Select and reproduce each line of the listing below that bears the string "figure".
::::::::::
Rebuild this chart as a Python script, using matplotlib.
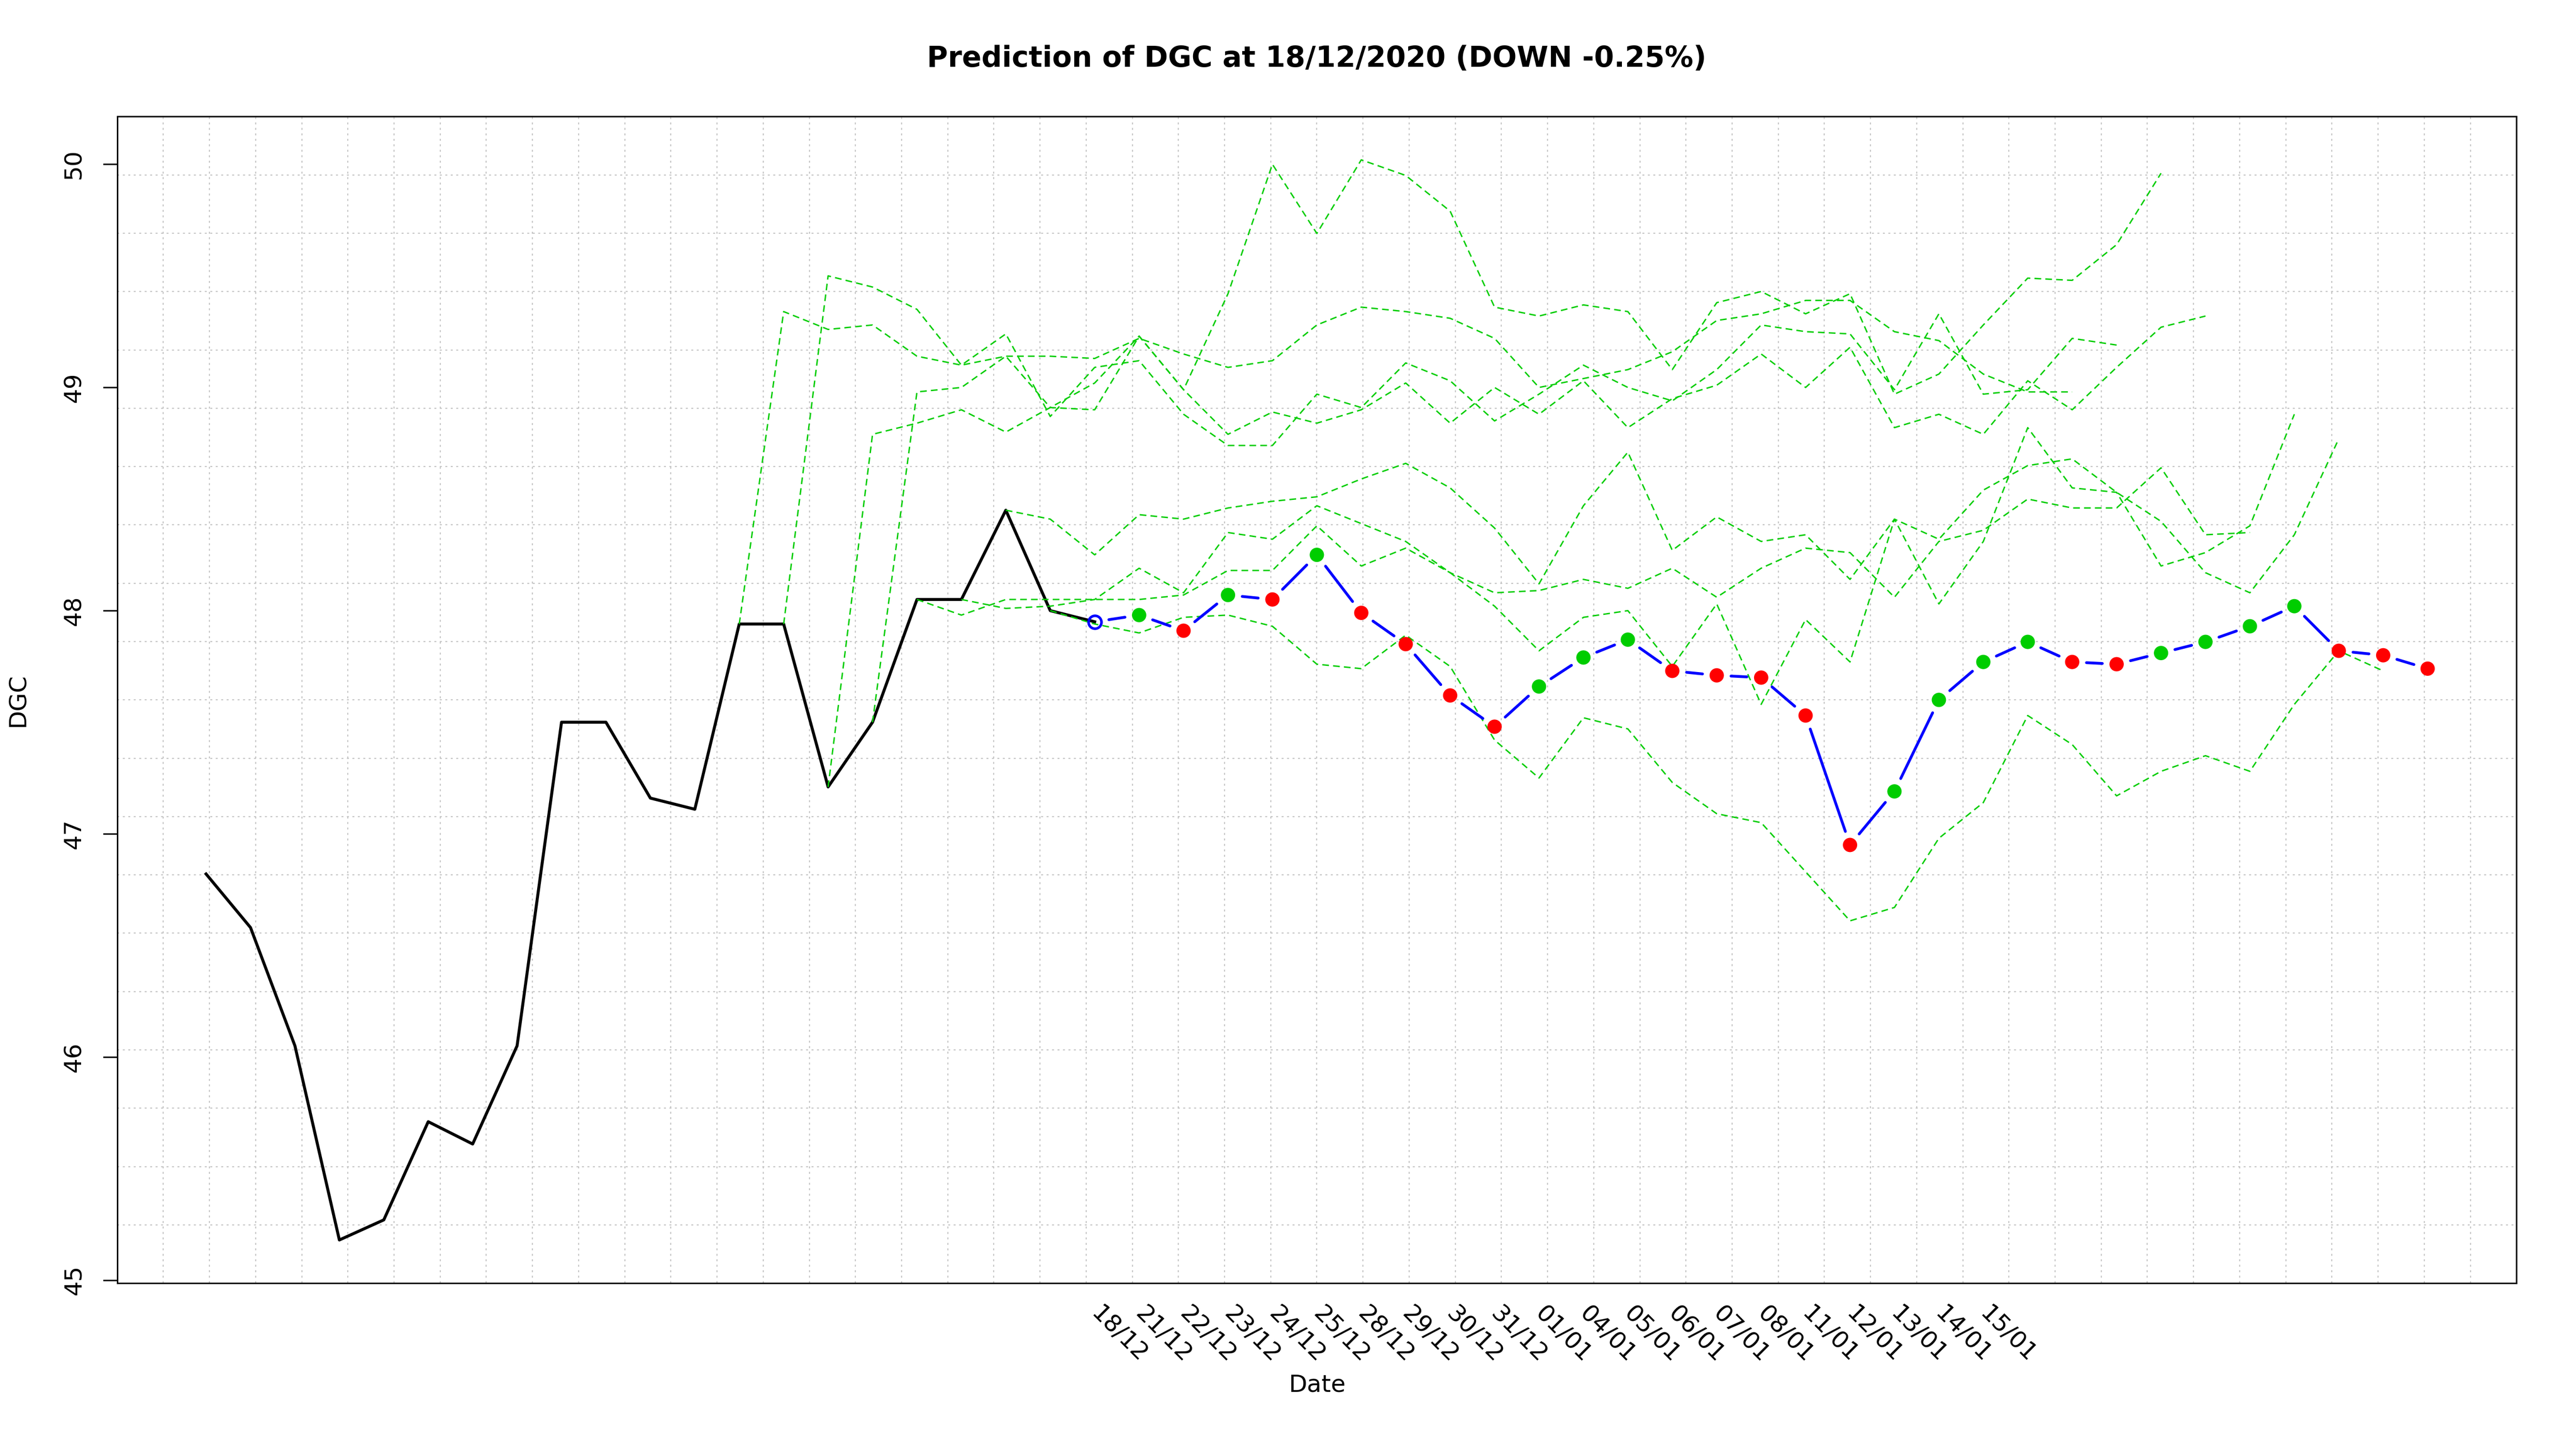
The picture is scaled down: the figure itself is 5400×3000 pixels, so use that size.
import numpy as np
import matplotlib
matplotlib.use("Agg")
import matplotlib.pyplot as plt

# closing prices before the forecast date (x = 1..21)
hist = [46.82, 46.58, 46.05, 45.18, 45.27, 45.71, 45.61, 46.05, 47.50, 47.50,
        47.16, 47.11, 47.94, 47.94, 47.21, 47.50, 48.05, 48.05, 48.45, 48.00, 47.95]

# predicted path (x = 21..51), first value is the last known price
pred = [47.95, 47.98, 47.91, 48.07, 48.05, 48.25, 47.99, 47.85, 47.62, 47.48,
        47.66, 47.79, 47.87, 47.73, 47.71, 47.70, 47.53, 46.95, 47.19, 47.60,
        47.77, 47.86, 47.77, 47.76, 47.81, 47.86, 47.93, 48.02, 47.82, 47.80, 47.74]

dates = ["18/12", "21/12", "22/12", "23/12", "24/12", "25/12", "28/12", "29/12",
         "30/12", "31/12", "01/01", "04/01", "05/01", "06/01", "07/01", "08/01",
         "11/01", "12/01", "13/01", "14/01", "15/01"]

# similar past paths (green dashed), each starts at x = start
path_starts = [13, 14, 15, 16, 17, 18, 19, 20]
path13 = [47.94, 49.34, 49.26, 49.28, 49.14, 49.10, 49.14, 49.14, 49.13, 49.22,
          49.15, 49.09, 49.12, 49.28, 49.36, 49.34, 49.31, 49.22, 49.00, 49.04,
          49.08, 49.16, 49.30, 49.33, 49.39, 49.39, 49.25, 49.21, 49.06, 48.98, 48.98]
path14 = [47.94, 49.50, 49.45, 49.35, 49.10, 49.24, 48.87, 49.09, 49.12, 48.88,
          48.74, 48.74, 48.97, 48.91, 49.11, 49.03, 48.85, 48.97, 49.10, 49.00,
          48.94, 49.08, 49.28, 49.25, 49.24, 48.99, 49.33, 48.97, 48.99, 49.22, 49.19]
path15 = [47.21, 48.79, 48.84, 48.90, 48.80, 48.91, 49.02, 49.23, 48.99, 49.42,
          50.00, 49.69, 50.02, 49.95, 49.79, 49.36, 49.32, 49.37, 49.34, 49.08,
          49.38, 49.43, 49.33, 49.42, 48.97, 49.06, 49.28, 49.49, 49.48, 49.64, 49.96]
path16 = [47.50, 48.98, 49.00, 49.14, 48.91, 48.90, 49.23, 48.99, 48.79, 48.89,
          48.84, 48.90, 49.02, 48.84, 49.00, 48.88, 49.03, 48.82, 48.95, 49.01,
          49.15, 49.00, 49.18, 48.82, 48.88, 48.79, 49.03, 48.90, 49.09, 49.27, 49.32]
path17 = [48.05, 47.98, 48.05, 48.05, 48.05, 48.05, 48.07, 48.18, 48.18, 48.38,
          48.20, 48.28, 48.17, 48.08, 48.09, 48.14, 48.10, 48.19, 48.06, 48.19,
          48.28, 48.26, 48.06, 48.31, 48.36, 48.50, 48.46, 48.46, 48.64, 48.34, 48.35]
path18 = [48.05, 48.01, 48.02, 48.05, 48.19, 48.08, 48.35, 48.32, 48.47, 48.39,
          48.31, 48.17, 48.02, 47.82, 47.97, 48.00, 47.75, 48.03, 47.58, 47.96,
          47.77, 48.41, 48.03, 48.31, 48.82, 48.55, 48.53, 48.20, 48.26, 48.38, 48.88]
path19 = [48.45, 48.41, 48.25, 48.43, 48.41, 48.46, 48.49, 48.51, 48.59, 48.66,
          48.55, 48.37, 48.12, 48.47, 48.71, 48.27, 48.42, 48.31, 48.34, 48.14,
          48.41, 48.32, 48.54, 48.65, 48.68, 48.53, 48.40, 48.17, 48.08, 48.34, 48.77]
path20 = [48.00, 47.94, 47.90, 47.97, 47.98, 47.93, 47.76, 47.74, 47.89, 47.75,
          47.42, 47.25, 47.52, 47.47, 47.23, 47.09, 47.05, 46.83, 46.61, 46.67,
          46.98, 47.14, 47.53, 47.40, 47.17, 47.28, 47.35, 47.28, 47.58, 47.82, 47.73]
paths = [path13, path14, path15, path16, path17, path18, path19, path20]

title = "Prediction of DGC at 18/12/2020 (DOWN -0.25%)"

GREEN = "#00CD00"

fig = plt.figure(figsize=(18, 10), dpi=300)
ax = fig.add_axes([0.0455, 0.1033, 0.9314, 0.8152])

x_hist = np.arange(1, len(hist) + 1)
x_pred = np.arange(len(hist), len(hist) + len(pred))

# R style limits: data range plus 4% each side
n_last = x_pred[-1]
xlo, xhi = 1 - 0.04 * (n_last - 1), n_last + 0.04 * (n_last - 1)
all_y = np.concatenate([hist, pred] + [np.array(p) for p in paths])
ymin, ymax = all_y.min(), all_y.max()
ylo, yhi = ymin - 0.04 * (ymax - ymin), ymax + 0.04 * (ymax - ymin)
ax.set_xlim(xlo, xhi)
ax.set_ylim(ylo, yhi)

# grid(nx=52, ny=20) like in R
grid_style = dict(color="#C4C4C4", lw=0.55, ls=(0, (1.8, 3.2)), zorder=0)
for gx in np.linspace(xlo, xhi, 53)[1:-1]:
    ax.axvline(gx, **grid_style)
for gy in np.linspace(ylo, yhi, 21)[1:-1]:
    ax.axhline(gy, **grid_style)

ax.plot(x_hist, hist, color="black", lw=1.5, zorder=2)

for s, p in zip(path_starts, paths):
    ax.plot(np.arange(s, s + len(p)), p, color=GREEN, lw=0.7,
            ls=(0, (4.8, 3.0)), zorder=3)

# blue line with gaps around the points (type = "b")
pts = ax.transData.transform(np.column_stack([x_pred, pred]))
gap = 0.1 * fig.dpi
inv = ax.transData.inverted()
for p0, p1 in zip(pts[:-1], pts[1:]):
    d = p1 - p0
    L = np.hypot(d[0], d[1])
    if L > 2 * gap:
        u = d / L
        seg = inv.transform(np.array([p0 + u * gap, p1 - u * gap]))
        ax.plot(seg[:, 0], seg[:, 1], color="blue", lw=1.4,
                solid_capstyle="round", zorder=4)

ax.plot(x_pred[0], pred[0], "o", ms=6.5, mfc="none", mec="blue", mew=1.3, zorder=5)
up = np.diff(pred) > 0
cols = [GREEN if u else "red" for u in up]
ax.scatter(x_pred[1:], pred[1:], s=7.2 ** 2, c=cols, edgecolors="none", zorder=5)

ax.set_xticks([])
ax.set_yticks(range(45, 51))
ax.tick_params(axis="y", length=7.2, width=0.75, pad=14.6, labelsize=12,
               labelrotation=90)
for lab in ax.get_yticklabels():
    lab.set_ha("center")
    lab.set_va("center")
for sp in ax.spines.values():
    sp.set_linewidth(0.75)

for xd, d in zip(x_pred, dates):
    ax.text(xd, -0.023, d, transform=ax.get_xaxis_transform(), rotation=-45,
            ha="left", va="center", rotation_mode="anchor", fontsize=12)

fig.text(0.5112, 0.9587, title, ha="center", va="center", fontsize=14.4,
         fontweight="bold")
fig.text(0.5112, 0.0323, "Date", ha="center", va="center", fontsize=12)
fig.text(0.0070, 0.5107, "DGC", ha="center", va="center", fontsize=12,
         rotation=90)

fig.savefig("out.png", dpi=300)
::::::::::
Answer to the problem:
The picture is scaled down: the figure itself is 5400×3000 pixels, so use that size.
fig = plt.figure(figsize=(18, 10), dpi=300)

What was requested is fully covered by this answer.